第1セット第1ゲームは相手の強力なサーブをうまくリターンし、ラリー戦で少しでも甘い球が来れば鋭いショットでポイントを奪った。このセットで最も悔やまれたのが、第3ゲームで握った3度のブレークポイント。勝負どころで錦織はリターンミスが出た上、相手のドロップショットや頭近くまで跳ね上がるキックサーブに苦しみ、チャンスを逃してしまう。
逆に勢いづいた相手は次のゲームでショットの攻撃性が増し、先にサービスゲームを破られてしまった。セット終盤からは、ラリー戦で打ち負ける場面が増え始めた。
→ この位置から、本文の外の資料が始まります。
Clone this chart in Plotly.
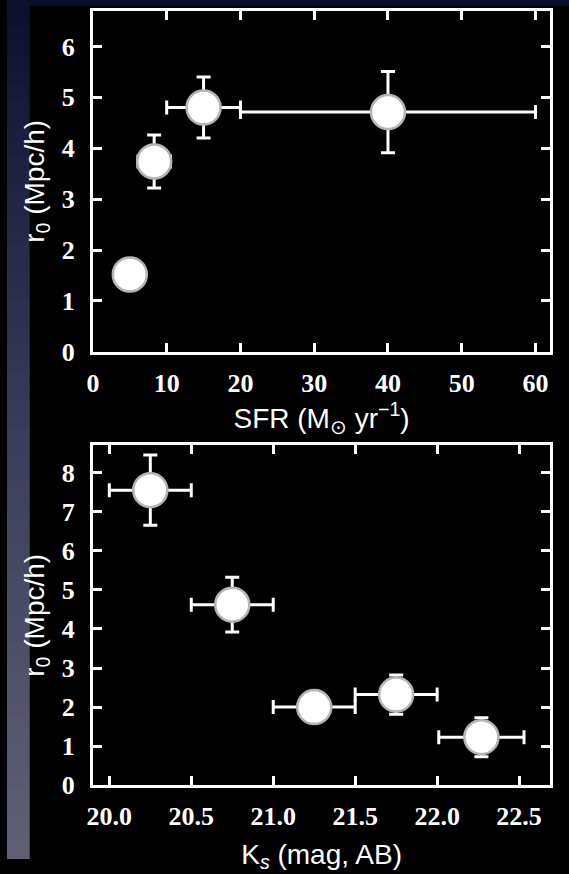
import plotly.graph_objects as go

# ---- data: top panel (SFR) ----
sfr_x = [5.0, 8.3, 15.0, 40.0]
sfr_xerr = [0.0, 2.2, 5.0, 20.0]
sfr_r0 = [1.52, 3.74, 4.80, 4.71]
sfr_r0_err = [0.0, 0.52, 0.60, 0.80]
sfr_xticks = [0, 10, 20, 30, 40, 50, 60]
sfr_yticks = [0, 1, 2, 3, 4, 5, 6]

# ---- data: bottom panel (Ks magnitude) ----
ks_x = [20.25, 20.75, 21.25, 21.75, 22.27]
ks_xerr = [0.25, 0.25, 0.25, 0.25, 0.26]
ks_r0 = [7.55, 4.62, 2.00, 2.32, 1.23]
ks_r0_err = [0.90, 0.70, 0.0, 0.50, 0.50]
ks_xticks = [20.0, 20.5, 21.0, 21.5, 22.0, 22.5]
ks_yticks = [0, 1, 2, 3, 4, 5, 6, 7, 8]

W, H = 569, 874

def marker_trace(x, y, xerr, yerr, xa, ya):
    return go.Scatter(
        x=x, y=y, xaxis=xa, yaxis=ya, mode="markers",
        marker=dict(size=34, color="white", line=dict(color="#b4b4b4", width=2.5)),
        error_x=dict(type="data", array=xerr, visible=True, color="white", thickness=3, width=7),
        error_y=dict(type="data", array=yerr, visible=True, color="white", thickness=3, width=7),
        hoverinfo="skip", showlegend=False,
    )

fig = go.Figure()
fig.add_trace(marker_trace(sfr_x, sfr_r0, sfr_xerr, sfr_r0_err, "x", "y"))
fig.add_trace(marker_trace(ks_x, ks_r0, ks_xerr, ks_r0_err, "x2", "y2"))

tickfont = dict(family="Liberation Serif", size=26, color="white", weight="bold")
titlefont = dict(family="Liberation Sans", size=28, color="white")

def ax(domain, rng, tickvals, fmt=None, title=None, standoff=None, anchor=None, lblgap=8):
    d = dict(
        domain=domain, range=rng, tickvals=tickvals, showgrid=False, zeroline=False,
        showline=True, linecolor="white", linewidth=3, mirror="allticks",
        ticks="inside", ticklen=9, tickwidth=2.5, tickcolor="white",
        tickfont=tickfont, anchor=anchor, ticklabelstandoff=lblgap,
    )
    if fmt:
        d["tickformat"] = fmt
    if title:
        d["title"] = dict(text=title, font=titlefont, standoff=standoff)
    return d

xdom = [87 / W, 550 / W]
top_dom = [1 - 358 / H, 1 - 11 / H]
bot_dom = [1 - 799 / H, 1 - 453 / H]

fig.update_layout(
    width=W, height=H,
    margin=dict(l=0, r=0, t=0, b=0),
    paper_bgcolor="black", plot_bgcolor="black",
    xaxis=ax(xdom, [0, 62], sfr_xticks, title="SFR (M<sub>⊙</sub> yr<sup>−1</sup>)",
             standoff=12, anchor="y", lblgap=6),
    yaxis=ax(top_dom, [0, 6.7], sfr_yticks, title="r<sub>0</sub> (Mpc/h)",
             standoff=9, anchor="x", lblgap=10),
    xaxis2=ax(xdom, [19.9, 22.69], ks_xticks, fmt=".1f", title="K<sub><i>s</i></sub> (mag, AB)",
              standoff=14, anchor="y2", lblgap=6),
    yaxis2=ax(bot_dom, [0, 8.7], ks_yticks, title="r<sub>0</sub> (Mpc/h)",
              standoff=9, anchor="x2", lblgap=10),
)

# slide background: bluish strip on the left (smooth gradient) and a thin navy band on top
top_rgb = (12, 16, 46)
mid_rgb = (58, 61, 90)
bot_rgb = (96, 97, 116)
n = 60
shapes = []
for i in range(n):
    t = (i + 0.5) / n
    if t < 0.5:
        u = t / 0.5
        c = [round(top_rgb[k] + (mid_rgb[k] - top_rgb[k]) * u) for k in range(3)]
    else:
        u = (t - 0.5) / 0.5
        c = [round(mid_rgb[k] + (bot_rgb[k] - mid_rgb[k]) * u) for k in range(3)]
    shapes.append(dict(type="rect", xref="paper", yref="paper", x0=0, x1=23 / W,
                       y0=1 - (i + 1) / n, y1=1 - i / n + 0.001,
                       fillcolor="rgb(%d,%d,%d)" % tuple(c), line=dict(width=0), layer="below"))
shapes.append(dict(type="rect", xref="paper", yref="paper", x0=23 / W, x1=1,
                   y0=1 - 6 / H, y1=1, fillcolor="#0a0e2a", line=dict(width=0), layer="below"))
fig.update_layout(shapes=shapes)

fig.write_html("out.html")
トイレ休憩を挟み、気分転換を図って迎えた第2セット。錦織は第5ゲームでドロップショットのミスやダブルフォールトを犯して2度のブレークポイントを握られたが、要所で見事なフォアの逆クロスを打ち抜き、何とかしのいだ。ただ、試合時間がまだ1時間を超えて間もないのこの時点で既に脚に疲労がたまってきたようで、ベンチでは両足を揺すり、手で太ももの筋肉をほぐしていた。
第8ゲームにあった、一番の見どころ
リターンゲームで攻めの姿勢を強く見せたのが第6ゲーム。リスクを覚悟で相手のセカンドサーブを前でたたき、2度のブレークチャンスを迎えた。しかし、ひるむことのないムゼッティのショットや錦織自身のミスもあり、第1セットと同様に先にブレークするチャンスを手放してしまった。
良くも悪くも、この試合で一番の見どころが詰まったのが第8ゲームだった。0-30の場面で、錦織はベースラインの中に踏み込んでからのリターンで相手のセカンドサーブをたたき、瞬時にネットに詰める。
甘い返球を誘い、最後はバックのボレーで一丁上がり……という場面で目の前のネットに掛けた。復帰後、進境を見せるネットプレーは新たな得意技になりつつあるが、大事な場面で凡ミスを犯し、「あんな簡単なボールをミスったのが、大きな1ポイントになってしまった。取れていたら展開は変わっていたと思う」と後悔した。